What the task asks →
Every line of the material that follows must be printed again exactly.

Recorded data →
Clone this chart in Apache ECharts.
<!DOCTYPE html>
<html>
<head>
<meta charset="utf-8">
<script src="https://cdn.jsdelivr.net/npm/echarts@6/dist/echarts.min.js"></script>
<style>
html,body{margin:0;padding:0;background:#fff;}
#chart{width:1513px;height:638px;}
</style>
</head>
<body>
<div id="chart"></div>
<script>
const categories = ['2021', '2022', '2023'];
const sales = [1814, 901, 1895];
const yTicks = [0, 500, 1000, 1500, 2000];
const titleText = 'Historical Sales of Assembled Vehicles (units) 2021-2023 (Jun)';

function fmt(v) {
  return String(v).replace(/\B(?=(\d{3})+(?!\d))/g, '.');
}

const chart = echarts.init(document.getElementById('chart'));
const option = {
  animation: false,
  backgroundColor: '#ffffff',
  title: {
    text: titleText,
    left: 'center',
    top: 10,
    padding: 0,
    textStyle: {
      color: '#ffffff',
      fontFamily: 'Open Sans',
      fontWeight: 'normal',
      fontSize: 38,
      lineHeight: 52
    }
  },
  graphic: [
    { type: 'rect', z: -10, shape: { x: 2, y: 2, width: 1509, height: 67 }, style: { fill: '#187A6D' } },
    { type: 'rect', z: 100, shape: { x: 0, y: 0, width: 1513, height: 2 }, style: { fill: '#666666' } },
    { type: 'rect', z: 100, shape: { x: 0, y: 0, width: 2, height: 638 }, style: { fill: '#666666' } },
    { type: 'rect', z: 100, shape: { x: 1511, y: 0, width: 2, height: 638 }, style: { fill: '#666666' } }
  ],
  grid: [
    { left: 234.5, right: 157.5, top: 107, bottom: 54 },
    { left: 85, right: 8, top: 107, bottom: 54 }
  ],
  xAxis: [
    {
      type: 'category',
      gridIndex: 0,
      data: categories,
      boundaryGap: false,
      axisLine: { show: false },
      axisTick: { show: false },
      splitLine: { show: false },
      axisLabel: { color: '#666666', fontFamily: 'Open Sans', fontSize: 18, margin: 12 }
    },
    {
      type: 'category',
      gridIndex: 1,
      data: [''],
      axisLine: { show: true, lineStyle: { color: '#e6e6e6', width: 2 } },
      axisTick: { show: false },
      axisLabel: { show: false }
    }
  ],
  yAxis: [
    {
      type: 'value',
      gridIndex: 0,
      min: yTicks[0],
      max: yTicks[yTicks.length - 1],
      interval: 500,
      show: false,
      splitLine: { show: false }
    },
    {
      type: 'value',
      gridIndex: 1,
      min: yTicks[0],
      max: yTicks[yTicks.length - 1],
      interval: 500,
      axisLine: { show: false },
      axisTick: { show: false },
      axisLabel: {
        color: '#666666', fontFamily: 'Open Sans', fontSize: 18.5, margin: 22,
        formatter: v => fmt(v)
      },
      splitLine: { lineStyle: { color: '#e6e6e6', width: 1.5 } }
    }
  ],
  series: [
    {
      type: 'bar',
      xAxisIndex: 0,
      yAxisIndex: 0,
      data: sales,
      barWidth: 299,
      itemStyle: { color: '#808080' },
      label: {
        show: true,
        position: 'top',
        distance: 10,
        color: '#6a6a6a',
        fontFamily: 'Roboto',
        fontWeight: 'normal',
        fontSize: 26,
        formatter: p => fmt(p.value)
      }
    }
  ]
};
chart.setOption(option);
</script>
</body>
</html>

Answer for the task →
Clone this chart in Apache ECharts.
<!DOCTYPE html>
<html>
<head>
<meta charset="utf-8">
<script src="https://cdn.jsdelivr.net/npm/echarts@6/dist/echarts.min.js"></script>
<style>
html,body{margin:0;padding:0;background:#fff;}
#chart{width:1513px;height:638px;}
</style>
</head>
<body>
<div id="chart"></div>
<script>
const categories = ['2021', '2022', '2023'];
const sales = [1814, 901, 1895];
const yTicks = [0, 500, 1000, 1500, 2000];
const titleText = 'Historical Sales of Assembled Vehicles (units) 2021-2023 (Jun)';

function fmt(v) {
  return String(v).replace(/\B(?=(\d{3})+(?!\d))/g, '.');
}

const chart = echarts.init(document.getElementById('chart'));
const option = {
  animation: false,
  backgroundColor: '#ffffff',
  title: {
    text: titleText,
    left: 'center',
    top: 10,
    padding: 0,
    textStyle: {
      color: '#ffffff',
      fontFamily: 'Open Sans',
      fontWeight: 'normal',
      fontSize: 38,
      lineHeight: 52
    }
  },
  graphic: [
    { type: 'rect', z: -10, shape: { x: 2, y: 2, width: 1509, height: 67 }, style: { fill: '#187A6D' } },
    { type: 'rect', z: 100, shape: { x: 0, y: 0, width: 1513, height: 2 }, style: { fill: '#666666' } },
    { type: 'rect', z: 100, shape: { x: 0, y: 0, width: 2, height: 638 }, style: { fill: '#666666' } },
    { type: 'rect', z: 100, shape: { x: 1511, y: 0, width: 2, height: 638 }, style: { fill: '#666666' } }
  ],
  grid: [
    { left: 234.5, right: 157.5, top: 107, bottom: 54 },
    { left: 85, right: 8, top: 107, bottom: 54 }
  ],
  xAxis: [
    {
      type: 'category',
      gridIndex: 0,
      data: categories,
      boundaryGap: false,
      axisLine: { show: false },
      axisTick: { show: false },
      splitLine: { show: false },
      axisLabel: { color: '#666666', fontFamily: 'Open Sans', fontSize: 18, margin: 12 }
    },
    {
      type: 'category',
      gridIndex: 1,
      data: [''],
      axisLine: { show: true, lineStyle: { color: '#e6e6e6', width: 2 } },
      axisTick: { show: false },
      axisLabel: { show: false }
    }
  ],
  yAxis: [
    {
      type: 'value',
      gridIndex: 0,
      min: yTicks[0],
      max: yTicks[yTicks.length - 1],
      interval: 500,
      show: false,
      splitLine: { show: false }
    },
    {
      type: 'value',
      gridIndex: 1,
      min: yTicks[0],
      max: yTicks[yTicks.length - 1],
      interval: 500,
      axisLine: { show: false },
      axisTick: { show: false },
      axisLabel: {
        color: '#666666', fontFamily: 'Open Sans', fontSize: 18.5, margin: 22,
        formatter: v => fmt(v)
      },
      splitLine: { lineStyle: { color: '#e6e6e6', width: 1.5 } }
    }
  ],
  series: [
    {
      type: 'bar',
      xAxisIndex: 0,
      yAxisIndex: 0,
      data: sales,
      barWidth: 299,
      itemStyle: { color: '#808080' },
      label: {
        show: true,
        position: 'top',
        distance: 10,
        color: '#6a6a6a',
        fontFamily: 'Roboto',
        fontWeight: 'normal',
        fontSize: 26,
        formatter: p => fmt(p.value)
      }
    }
  ]
};
chart.setOption(option);
</script>
</body>
</html>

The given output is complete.